No doubt the Chancellor would rather tell us all how good his credit is. Why, the Treasury can borrow on the finest terms available for half a century, and in the process earn its longest-dated stock an entry in my Bad Investment Guide. How does he get away with it — or, to put the question more objectively, why are long-term interest rates so low? There are two explanations on offer, or so Mervyn King, the Governor of the Bank of England, has been telling us. One simply says that the world is saving more and is less eager to invest. The second one says that there is more money about. In 2003 and 2004 (we won’t yet have last year’s figures) the world’s stock of money was growing at its fastest rate since the late 1980s. It seems to have found its way into the prices of assets — government stocks, equity shares, houses, commodities and, of course, gold. There would, of course, be a name for this process: inflation. It just does not show up in the indices.

Compulsory purchase

Still, when the Treasury sets to peddle its stock, it knows that it can depend on tied customers, who are left with no choice by the rules that the Treasury makes. These are the people with pension plans, who, if they make it to 75, have to buy an annuity, whether they want to or not. Annuities will be largely invested in government stock, which is why they now yield such a meagre return. That will not go far if inflation rises and the pound in the pensioner’s pocket buys less — but if not, or so the Governor warns us, we must expect the overblown prices of assets to fall back into line, and that would include the prices of government stocks.

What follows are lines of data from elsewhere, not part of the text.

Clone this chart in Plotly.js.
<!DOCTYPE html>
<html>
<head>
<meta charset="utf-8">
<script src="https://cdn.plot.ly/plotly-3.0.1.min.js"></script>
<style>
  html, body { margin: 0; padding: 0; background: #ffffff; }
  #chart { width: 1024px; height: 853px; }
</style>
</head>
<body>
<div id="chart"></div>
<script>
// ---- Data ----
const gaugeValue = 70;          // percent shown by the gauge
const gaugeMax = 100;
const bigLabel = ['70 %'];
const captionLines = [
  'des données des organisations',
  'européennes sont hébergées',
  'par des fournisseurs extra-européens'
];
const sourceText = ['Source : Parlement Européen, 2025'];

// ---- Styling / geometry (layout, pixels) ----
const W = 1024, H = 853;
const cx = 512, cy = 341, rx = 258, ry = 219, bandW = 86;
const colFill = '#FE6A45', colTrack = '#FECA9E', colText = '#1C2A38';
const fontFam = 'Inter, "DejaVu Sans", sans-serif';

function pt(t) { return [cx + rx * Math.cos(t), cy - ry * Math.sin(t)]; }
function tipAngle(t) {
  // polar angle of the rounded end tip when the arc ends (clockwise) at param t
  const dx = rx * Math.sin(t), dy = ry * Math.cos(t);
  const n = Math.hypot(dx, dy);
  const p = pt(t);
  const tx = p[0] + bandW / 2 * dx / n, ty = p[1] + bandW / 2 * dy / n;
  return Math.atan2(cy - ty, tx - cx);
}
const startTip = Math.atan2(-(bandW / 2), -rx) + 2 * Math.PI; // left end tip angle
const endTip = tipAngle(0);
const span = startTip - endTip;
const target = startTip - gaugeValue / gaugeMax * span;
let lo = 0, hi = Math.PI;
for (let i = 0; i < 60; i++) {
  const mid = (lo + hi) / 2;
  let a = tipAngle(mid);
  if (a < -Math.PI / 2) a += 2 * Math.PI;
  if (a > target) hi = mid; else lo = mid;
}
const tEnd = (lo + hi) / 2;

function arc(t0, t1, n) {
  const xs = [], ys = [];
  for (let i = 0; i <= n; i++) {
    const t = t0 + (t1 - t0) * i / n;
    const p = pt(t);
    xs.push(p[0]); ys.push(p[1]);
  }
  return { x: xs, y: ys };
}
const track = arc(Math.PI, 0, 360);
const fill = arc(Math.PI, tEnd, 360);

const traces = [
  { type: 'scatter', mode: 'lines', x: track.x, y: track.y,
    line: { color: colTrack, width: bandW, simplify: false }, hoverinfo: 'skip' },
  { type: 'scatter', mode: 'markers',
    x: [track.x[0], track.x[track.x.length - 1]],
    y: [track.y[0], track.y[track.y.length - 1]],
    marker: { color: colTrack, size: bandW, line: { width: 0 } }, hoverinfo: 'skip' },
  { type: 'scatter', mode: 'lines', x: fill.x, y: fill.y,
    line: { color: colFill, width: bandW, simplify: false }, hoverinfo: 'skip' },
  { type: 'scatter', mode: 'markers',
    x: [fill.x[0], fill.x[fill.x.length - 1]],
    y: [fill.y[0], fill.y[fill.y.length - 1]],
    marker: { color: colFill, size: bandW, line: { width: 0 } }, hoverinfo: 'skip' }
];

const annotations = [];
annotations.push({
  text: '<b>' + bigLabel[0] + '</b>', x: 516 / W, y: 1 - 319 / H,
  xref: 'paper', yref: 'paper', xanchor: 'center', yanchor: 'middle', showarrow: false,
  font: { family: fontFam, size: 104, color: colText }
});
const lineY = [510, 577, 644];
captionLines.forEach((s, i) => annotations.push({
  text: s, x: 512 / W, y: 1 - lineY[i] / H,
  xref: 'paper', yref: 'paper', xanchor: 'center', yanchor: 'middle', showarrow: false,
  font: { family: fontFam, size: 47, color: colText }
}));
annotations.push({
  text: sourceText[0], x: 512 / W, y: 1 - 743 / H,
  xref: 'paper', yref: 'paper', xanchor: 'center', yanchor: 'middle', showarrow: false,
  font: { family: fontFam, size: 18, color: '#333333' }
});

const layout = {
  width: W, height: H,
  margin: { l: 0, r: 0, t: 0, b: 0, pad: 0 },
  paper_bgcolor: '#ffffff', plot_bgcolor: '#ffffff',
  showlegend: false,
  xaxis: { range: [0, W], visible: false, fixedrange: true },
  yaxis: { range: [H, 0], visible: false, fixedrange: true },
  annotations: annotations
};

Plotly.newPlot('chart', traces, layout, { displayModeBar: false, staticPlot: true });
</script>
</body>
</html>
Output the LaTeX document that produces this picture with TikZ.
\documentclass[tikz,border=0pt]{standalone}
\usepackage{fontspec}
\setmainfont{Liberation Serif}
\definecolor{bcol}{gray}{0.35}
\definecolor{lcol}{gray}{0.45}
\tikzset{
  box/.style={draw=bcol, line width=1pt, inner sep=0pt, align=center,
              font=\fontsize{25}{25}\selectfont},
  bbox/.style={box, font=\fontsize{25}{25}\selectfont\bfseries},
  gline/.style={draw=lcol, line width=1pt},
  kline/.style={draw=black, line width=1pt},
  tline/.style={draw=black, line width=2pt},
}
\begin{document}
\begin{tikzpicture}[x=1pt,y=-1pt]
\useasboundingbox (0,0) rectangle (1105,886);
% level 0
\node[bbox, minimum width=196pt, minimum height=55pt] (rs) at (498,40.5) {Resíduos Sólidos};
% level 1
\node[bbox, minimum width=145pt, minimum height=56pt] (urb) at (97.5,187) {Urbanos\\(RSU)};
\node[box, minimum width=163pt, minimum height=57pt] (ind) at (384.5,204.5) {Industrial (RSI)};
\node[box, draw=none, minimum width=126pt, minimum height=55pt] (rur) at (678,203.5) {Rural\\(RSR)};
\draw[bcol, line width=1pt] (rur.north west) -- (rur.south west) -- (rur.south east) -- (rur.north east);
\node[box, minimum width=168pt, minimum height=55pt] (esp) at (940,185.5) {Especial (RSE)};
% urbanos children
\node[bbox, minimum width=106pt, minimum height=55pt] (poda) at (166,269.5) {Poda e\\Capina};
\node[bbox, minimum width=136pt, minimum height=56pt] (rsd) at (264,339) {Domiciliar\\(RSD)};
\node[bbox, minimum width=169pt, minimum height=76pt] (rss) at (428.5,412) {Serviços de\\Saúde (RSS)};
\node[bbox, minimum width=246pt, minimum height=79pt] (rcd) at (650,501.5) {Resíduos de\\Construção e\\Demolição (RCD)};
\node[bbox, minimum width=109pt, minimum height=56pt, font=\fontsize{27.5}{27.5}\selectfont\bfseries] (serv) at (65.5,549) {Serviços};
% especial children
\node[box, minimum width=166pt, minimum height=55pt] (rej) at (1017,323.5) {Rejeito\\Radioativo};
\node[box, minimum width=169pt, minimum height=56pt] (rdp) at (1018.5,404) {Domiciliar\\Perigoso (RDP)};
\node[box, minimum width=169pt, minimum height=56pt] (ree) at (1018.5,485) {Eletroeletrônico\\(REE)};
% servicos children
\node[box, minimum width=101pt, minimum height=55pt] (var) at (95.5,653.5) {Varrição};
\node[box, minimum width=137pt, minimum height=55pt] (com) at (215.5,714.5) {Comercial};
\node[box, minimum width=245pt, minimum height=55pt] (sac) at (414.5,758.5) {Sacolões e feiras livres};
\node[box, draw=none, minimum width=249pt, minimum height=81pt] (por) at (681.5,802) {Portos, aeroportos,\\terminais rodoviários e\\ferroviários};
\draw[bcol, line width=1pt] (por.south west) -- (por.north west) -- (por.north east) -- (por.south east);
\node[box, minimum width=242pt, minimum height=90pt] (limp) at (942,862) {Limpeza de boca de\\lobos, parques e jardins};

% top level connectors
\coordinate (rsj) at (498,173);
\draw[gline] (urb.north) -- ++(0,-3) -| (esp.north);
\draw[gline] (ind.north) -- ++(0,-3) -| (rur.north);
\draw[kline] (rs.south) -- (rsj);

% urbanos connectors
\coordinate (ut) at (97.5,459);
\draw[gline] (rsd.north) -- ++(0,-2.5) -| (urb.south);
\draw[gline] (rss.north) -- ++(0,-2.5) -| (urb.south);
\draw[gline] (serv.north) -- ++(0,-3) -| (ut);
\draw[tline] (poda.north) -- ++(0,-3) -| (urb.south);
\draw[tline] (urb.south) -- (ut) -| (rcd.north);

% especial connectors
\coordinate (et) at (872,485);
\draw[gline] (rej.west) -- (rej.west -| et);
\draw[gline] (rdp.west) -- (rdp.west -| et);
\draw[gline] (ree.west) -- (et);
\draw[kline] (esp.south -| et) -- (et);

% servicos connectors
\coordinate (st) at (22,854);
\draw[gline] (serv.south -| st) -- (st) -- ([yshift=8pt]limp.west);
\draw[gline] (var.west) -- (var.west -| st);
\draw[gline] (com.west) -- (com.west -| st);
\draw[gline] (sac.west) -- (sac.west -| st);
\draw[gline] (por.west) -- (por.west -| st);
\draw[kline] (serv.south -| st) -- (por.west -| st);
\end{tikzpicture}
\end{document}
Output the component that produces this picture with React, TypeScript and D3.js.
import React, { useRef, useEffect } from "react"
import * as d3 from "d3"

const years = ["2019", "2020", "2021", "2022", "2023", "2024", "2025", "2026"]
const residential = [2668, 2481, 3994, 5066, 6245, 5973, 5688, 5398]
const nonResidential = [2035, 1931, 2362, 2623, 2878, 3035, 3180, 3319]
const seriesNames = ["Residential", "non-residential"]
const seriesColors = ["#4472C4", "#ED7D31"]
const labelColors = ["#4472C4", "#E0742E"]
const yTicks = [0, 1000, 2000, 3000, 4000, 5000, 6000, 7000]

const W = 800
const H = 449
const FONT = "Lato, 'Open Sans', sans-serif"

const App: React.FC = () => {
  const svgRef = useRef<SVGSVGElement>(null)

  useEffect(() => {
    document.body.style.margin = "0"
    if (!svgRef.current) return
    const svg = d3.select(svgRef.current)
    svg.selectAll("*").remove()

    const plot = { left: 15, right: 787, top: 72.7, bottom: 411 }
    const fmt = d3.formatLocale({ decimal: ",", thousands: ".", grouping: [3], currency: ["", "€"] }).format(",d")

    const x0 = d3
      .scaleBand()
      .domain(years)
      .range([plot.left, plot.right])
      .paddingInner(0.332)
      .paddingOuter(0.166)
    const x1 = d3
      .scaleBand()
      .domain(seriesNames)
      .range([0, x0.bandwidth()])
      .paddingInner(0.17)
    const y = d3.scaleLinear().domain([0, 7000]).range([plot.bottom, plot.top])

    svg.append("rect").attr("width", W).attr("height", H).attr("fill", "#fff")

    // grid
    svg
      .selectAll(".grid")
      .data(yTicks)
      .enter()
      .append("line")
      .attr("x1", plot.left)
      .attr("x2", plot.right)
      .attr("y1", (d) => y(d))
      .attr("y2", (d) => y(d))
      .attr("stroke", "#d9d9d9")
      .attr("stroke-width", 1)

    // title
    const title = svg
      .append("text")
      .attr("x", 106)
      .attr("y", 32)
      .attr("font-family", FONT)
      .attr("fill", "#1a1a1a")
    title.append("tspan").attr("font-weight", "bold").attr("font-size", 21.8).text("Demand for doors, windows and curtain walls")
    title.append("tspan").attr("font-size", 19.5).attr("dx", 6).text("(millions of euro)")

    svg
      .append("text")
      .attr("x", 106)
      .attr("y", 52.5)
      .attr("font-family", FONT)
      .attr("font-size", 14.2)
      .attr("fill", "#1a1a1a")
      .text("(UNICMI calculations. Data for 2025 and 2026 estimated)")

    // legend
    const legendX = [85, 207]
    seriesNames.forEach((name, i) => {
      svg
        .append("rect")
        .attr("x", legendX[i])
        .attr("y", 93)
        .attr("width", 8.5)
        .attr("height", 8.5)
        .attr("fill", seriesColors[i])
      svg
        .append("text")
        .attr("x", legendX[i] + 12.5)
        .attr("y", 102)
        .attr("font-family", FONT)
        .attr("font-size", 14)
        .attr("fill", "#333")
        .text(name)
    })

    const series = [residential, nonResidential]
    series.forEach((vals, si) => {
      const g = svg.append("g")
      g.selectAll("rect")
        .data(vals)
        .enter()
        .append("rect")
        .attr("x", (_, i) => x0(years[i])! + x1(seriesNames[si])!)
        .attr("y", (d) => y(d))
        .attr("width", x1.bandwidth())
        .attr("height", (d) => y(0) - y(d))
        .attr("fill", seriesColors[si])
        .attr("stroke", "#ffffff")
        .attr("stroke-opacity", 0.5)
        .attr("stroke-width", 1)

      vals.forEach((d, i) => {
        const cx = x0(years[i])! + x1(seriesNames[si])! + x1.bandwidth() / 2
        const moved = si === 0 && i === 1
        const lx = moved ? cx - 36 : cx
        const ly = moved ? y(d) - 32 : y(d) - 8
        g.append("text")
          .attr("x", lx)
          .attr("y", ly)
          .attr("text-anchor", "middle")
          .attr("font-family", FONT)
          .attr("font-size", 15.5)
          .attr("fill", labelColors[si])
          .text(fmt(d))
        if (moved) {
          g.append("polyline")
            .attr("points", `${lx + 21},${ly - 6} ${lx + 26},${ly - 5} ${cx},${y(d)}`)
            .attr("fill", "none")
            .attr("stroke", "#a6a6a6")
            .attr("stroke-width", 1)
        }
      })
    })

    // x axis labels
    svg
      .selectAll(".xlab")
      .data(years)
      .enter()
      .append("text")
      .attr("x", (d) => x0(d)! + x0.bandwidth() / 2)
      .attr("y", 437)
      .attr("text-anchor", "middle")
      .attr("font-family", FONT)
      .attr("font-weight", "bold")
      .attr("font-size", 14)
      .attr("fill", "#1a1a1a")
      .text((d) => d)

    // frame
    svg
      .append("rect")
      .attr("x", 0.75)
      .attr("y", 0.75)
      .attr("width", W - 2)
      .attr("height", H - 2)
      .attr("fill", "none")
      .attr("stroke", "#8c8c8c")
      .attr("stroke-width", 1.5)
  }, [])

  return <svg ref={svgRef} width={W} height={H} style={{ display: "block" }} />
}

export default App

So the annuitants would find that they had been forced to buy at the top of the market. The rule that now penalises these pensioners has long been under attack, and the Treasury stoutly digs in to defend it: we musn’t let all these old fools blow the money and become charges on the state. Note that the mandarins can retire at 60, on inflation-proofed pensions, and become charges on the state. Oh, well, that’s different. We make the rules.

Waspish

Do as my papers say, not as I do. No one doubts that Rupert Murdoch is a staunch republican, but when it comes to his own empire, he believes in the dynastic principle. He has been telling us this week that if he ever reaches retirement age, he hopes that his son, James Murdoch, will succeed him. After all, he himself got his break because his father was Sir Keith Murdoch, the newspaper magnate. All the same, he seems cast against type in this re-run of the Wall Street Wasp joke: ‘What does a Wasp call his company’s president? Daddy.’

New faces needed

There was a time when the design of our banknotes varied only when the Chief Cashier retired and a new signature had to be engraved on the printing-plate. In our own time, though, the pace has speeded up. The printers must struggle to stay ahead of the forgers, and to have a new face staring out from the note’s flip side is just the way to steal a march on the competition. The process then has to repeat itself, though, and we seem to be on something like an eight-year cycle. That was Dickens’s life-span on the £10 note and Faraday’s on the £20. Their successors, Elgar and Darwin, have been here for as long as the century. George Stephenson kept up steam for 12 years on the fiver before Elizabeth Fry — oh, yes, you remember, the prison reformer — took over. Sir John Houblon, the Bank’s first Governor, still presides in crimson majesty on the back of the £50 note, and is now in his third decade. No one, presumably, has had the nerve to forge him. All the same, the search must now be on for new faces, and the choice of national heroes and heroines has narrowed. Wellington used to appear on the fiver, but nowadays it would be thought incorrect to celebrate a general who fought against our European partners. Indeed, if our luck is right out, the new notes will have symbolic bridges on them and be issued by the European Central Bank.

To be called for

What we need now is a good anniversary. This year (as my railway correspondent, I.K. Gricer, constantly reminds me) we celebrate Isambard Kingdom Brunel’s 200th birthday. It will have to count as an opportunity missed, but no doubt the engravers would have had to eliminate Brunel’s cigar. No doubt, too, the Bank’s designers are looking ahead to 2009, which brings the bicentenary of Gladstone — but would the Old Lady curtsey to a Chancellor, even the greatest? — and the tercentenary of Samuel Johnson. The note would reproduce his Dictionary’s definition of a bank: ‘A place where money is laid up, to be called for occasionally.’ Better still, it would remind us of his maxim: ‘No man but a blockhead ever wrote, except for money.’